The background illustrates a Western policy guided by narrow self-interest that is easy enough to document and denounce; what is more difficult is to capture in words is just how much suffering it has caused. One does not have to venture into the devastated hospitals and decaying infrastructure of Iraqi society to get an idea ­ it is beyond words to look at pictures of Iraqi babies born with severe deformities due to exposure to depleted uranium from US bombing . Under US/UK-led sanctions and periodic bombings since the Gulf War, 400,000 Iraqi civilians have lost their lives, taking the conservative estimates.

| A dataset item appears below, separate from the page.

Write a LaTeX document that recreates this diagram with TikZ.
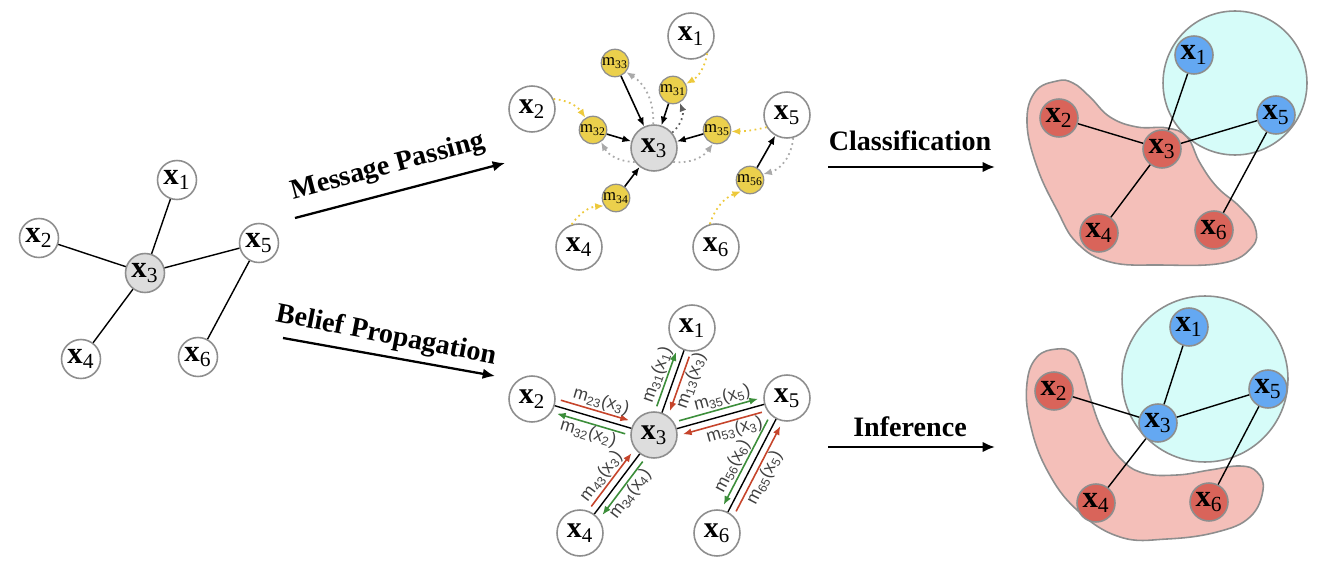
\documentclass[tikz,border=0pt]{standalone}
\usepackage{fontspec}
\setmainfont{Liberation Serif}
\newfontfamily\lblfont{Liberation Sans}
\usetikzlibrary{positioning,calc,arrows.meta}
\definecolor{nodegray}{HTML}{DDDDDD}
\definecolor{rimgray}{HTML}{8E8E8E}
\definecolor{msgyellow}{HTML}{EBD04C}
\definecolor{msgdot}{HTML}{EDC93C}
\definecolor{backdot}{HTML}{AAAAAA}
\definecolor{bpgreen}{HTML}{3C8E3A}
\definecolor{bpred}{HTML}{C6442B}
\definecolor{clsred}{HTML}{D9645A}
\definecolor{clsblue}{HTML}{64A8F2}
\definecolor{blobred}{HTML}{F4BFB9}
\definecolor{blobcyan}{HTML}{D6FCF9}

\newcommand\xv[1]{\textbf{x}\textsubscript{#1}}
\newcommand\mv[1]{m\textsubscript{#1}}
\newcommand\bpm[2]{m\textsubscript{#1}(x\textsubscript{#2})}
% message arrow beside an edge: from, to, colour, side, label place, label
\newcommand\bparrow[6]{%
  \draw[bpline,#3] ($(#1)!0.56cm!(#2)!#4!90:(#2)$) -- ($(#2)!0.56cm!(#1)!#4!-90:(#1)$)
    node[bplabel,midway,sloped,#5] {#6};}

\begin{document}
\begin{tikzpicture}[x=0.02cm,y=-0.02cm,
    vnode/.style={circle, draw=rimgray, line width=0.9pt, fill=white, inner sep=0pt,
      minimum size=0.78cm, font=\fontsize{17.5}{17.5}\selectfont},
    bignode/.style={vnode, minimum size=0.92cm, font=\fontsize{17}{17}\selectfont},
    hub/.style={fill=nodegray},
    msg/.style={circle, draw=rimgray, line width=0.7pt, fill=msgyellow, inner sep=0pt,
      minimum size=0.52cm, font=\fontsize{9.5}{9.5}\selectfont},
    clsr/.style={vnode, minimum size=0.76cm, fill=clsred},
    clsb/.style={vnode, minimum size=0.76cm, fill=clsblue},
    edge/.style={line width=0.8pt},
    flow/.style={-{Latex[length=7pt,width=6pt]}, line width=1.3pt},
    heading/.style={font=\fontsize{16}{16}\selectfont\bfseries},
    pass/.style={-{Latex[length=5pt,width=4pt]}, line width=0.9pt},
    ydot/.style={-{Latex[length=5pt,width=4pt]}, msgdot, dotted, line width=1pt},
    gdot/.style={-{Latex[length=5pt,width=4pt]}, backdot, dotted, line width=1pt},
    bpline/.style={-{Latex[length=5pt,width=4pt]}, line width=0.9pt},
    bplabel/.style={font=\lblfont\fontsize{10}{10}\selectfont, text=black!75, inner sep=0.6pt}
    ]
\useasboundingbox (0,0) rectangle (1322,588);

% input graph
\node[vnode] (g1) at (177,180) {\xv{1}};
\node[vnode] (g2) at (39,238) {\xv{2}};
\node[vnode,hub] (g3) at (145,273) {\xv{3}};
\node[vnode] (g4) at (81,359) {\xv{4}};
\node[vnode] (g5) at (259,243) {\xv{5}};
\node[vnode] (g6) at (198,357) {\xv{6}};
\foreach \t in {1,2,4,5} \draw[edge] (g3) -- (g\t);
\draw[edge] (g5) -- (g6);

% transitions
\coordinate (mpS) at (295,218);
\coordinate (mpE) at (505,163);
\draw[flow] (mpS) -- (mpE);
\node[heading,rotate=15] (mptxt) at (388,167) {Message Passing};
\coordinate (bpS) at (283,338);
\coordinate (bpE) at (495,376);
\draw[flow] (bpS) -- (bpE);
\node[heading,rotate=-11] (bptxt) at (386,336) {Belief Propagation};
\coordinate (clS) at (828,167);
\coordinate (clE) at (995,167);
\draw[flow] (clS) -- (clE);
\node[heading] (cltxt) at (910,141) {Classification};
\coordinate (inS) at (828,447);
\coordinate (inE) at (995,447);
\draw[flow] (inS) -- (inE);
\node[heading] (intxt) at (910,427) {Inference};

% message passing
\node[bignode] (mp1) at (691,36) {\xv{1}};
\node[bignode] (mp2) at (532,109) {\xv{2}};
\node[bignode,hub] (mp3) at (654,148) {\xv{3}};
\node[bignode] (mp4) at (579,247) {\xv{4}};
\node[bignode] (mp5) at (787,115) {\xv{5}};
\node[bignode] (mp6) at (716,247) {\xv{6}};
\node[msg] (m33) at (615,63) {\mv{33}};
\node[msg] (m31) at (673,90) {\mv{31}};
\node[msg] (m32) at (593,130) {\mv{32}};
\node[msg] (m35) at (717,130) {\mv{35}};
\node[msg] (m34) at (616,198) {\mv{34}};
\node[msg] (m56) at (750,180) {\mv{56}};
\draw[ydot] (mp1.-47) to[bend left=25] (m31.25);
\draw[ydot] (mp2.25) to[bend left=25] (m32.122);
\draw[ydot] (mp5.211) to[bend left=6] (m35.-6);
\draw[ydot] (mp4.108) to[bend left=25] (m34.213);
\draw[ydot] (mp6.105) to[bend left=25] (m56.232);
\foreach \m in {m33,m31,m32,m35,m34} \draw[pass] (\m) -- (mp3);
\draw[pass] (m56) -- (mp5);
\draw[gdot] (mp3.92) to[bend right=30] (m33.-39);
\draw[gdot] (mp3.216) to[bend left=30] (m32.-56);
\draw[gdot] (mp3.-36) to[bend right=30] (m35.-107);
\draw[gdot,backdot!55!black] (mp3.40) to[bend right=35] (m31.-62);
\draw[gdot] (mp5.-75) to[bend left=35] (m56.24);

% belief propagation
\node[bignode] (bp1) at (692,328) {\xv{1}};
\node[bignode] (bp2) at (532,399) {\xv{2}};
\node[bignode,hub] (bp3) at (654,435) {\xv{3}};
\node[bignode] (bp4) at (580,533) {\xv{4}};
\node[bignode] (bp5) at (787,398) {\xv{5}};
\node[bignode] (bp6) at (717,533) {\xv{6}};
\foreach \t in {1,2,4,5} \draw[edge] (bp3) -- (bp\t);
\draw[edge] (bp5) -- (bp6);
\bparrow{bp3}{bp1}{bpgreen}{0.14cm}{above,pos=0.52}{\bpm{31}{1}}
\bparrow{bp1}{bp3}{bpred}{0.14cm}{below,pos=0.38}{\bpm{13}{3}}
\bparrow{bp2}{bp3}{bpred}{0.14cm}{above,pos=0.55}{\bpm{23}{3}}
\bparrow{bp3}{bp2}{bpgreen}{0.14cm}{below,pos=0.5}{\bpm{32}{2}}
\bparrow{bp3}{bp5}{bpgreen}{0.14cm}{above,pos=0.58}{\bpm{35}{5}}
\bparrow{bp5}{bp3}{bpred}{0.14cm}{below,pos=0.38}{\bpm{53}{3}}
\bparrow{bp4}{bp3}{bpred}{0.14cm}{above,pos=0.45}{\bpm{43}{3}}
\bparrow{bp3}{bp4}{bpgreen}{0.14cm}{below,pos=0.5}{\bpm{34}{4}}
\bparrow{bp5}{bp6}{bpgreen}{-0.14cm}{above,pos=0.6}{\bpm{56}{6}}
\bparrow{bp6}{bp5}{bpred}{-0.14cm}{below,pos=0.45}{\bpm{65}{5}}

% classification
\filldraw[fill=blobred,draw=rimgray,line width=0.9pt] plot[smooth cycle,tension=0.7] coordinates {
  (1057,81) (1035,92) (1027,123) (1037,167) (1057,210) (1077,243) (1110,262) (1160,265)
  (1223,263) (1252,247) (1255,227) (1240,207) (1217,187) (1200,163) (1187,137) (1167,128)
  (1137,127) (1110,117) (1090,97) (1073,83)};
\filldraw[fill=blobcyan,draw=rimgray,line width=0.9pt] (1235,83) circle[radius=1.44cm];
\node[clsb] (c1) at (1194,55) {\xv{1}};
\node[clsr] (c2) at (1059,118) {\xv{2}};
\node[clsr] (c3) at (1162,149) {\xv{3}};
\node[clsr] (c4) at (1099,233) {\xv{4}};
\node[clsb] (c5) at (1276,115) {\xv{5}};
\node[clsr] (c6) at (1214,230) {\xv{6}};
\foreach \t in {1,2,4,5} \draw[edge] (c3) -- (c\t);
\draw[edge] (c5) -- (c6);

% inference
\filldraw[fill=blobred,draw=rimgray,line width=0.9pt] plot[smooth cycle,tension=0.7] coordinates {
  (1057,349) (1037,357) (1027,383) (1030,423) (1047,470) (1077,510) (1120,537) (1167,539)
  (1217,532) (1250,517) (1263,490) (1257,472) (1240,466) (1210,470) (1177,475) (1143,473)
  (1120,458) (1102,430) (1090,397) (1082,370) (1073,353)};
\filldraw[fill=blobcyan,draw=rimgray,line width=0.9pt] (1205,379) circle[radius=1.66cm];
\node[clsb] (i1) at (1189,327) {\xv{1}};
\node[clsr] (i2) at (1054,391) {\xv{2}};
\node[clsb] (i3) at (1158,423) {\xv{3}};
\node[clsr] (i4) at (1096,503) {\xv{4}};
\node[clsb] (i5) at (1268,389) {\xv{5}};
\node[clsr] (i6) at (1209,502) {\xv{6}};
\foreach \t in {1,2,4,5} \draw[edge] (i3) -- (i\t);
\draw[edge] (i5) -- (i6);
\end{tikzpicture}
\end{document}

A comprehensive August 2002 report by 13 religious and non-governmental associations conducted in partnership with Save the Children (UK) on the humanitarian consequences of the Iraqi sanctions notes that while Saddam’s regime holds considerable responsibility for the suffering in his country, “many” of its problems “can be attributed to the sanctions.” The bombings have caused “Electricity shortages, [which] in addition to shutting down water-treatment, seriously disrupt hospital care Sanctions also result in shortages of medical equipment and spare parts, blockages of certain important medicines, shortages of skilled medical staff, and more.” The health crisis that Iraqis endure is worsened by “sanctions that deepen that crisis as a cause and also block measures that could mitigate it through public health measures and curative medical procedures.”

An attack launched on Iraq would only increase this suffering. “This is going to be a major undertaking for us,” the World Food Programme’s Khaled Mansour tells the Associated Press of the likely humanitarian effort required in event of an attack. “This is not going to be a small crisis from the humanitarian perspective. The need will be huge, because the population is already highly vulnerable.” (Timothy Appleby, Associated Press/Globe and Mail, Jan. 15).

That there is even a question of whether we are to participate in bringing about this crisis is shameful in itself; a telling indication of the direction that “universal democracy” and “collective peace” have taken under its Western leadership. Whether these values can come to have some remote meaning today certainly begins with the ongoing efforts to oppose the planned attack on Iraq. This opposition is crucial — given our leaders’ overall indifference to whatever real dangers face either us or the intended victims, our public dissent stands as the only real chance to ensure that our destructive polices do not continue on their well-established course.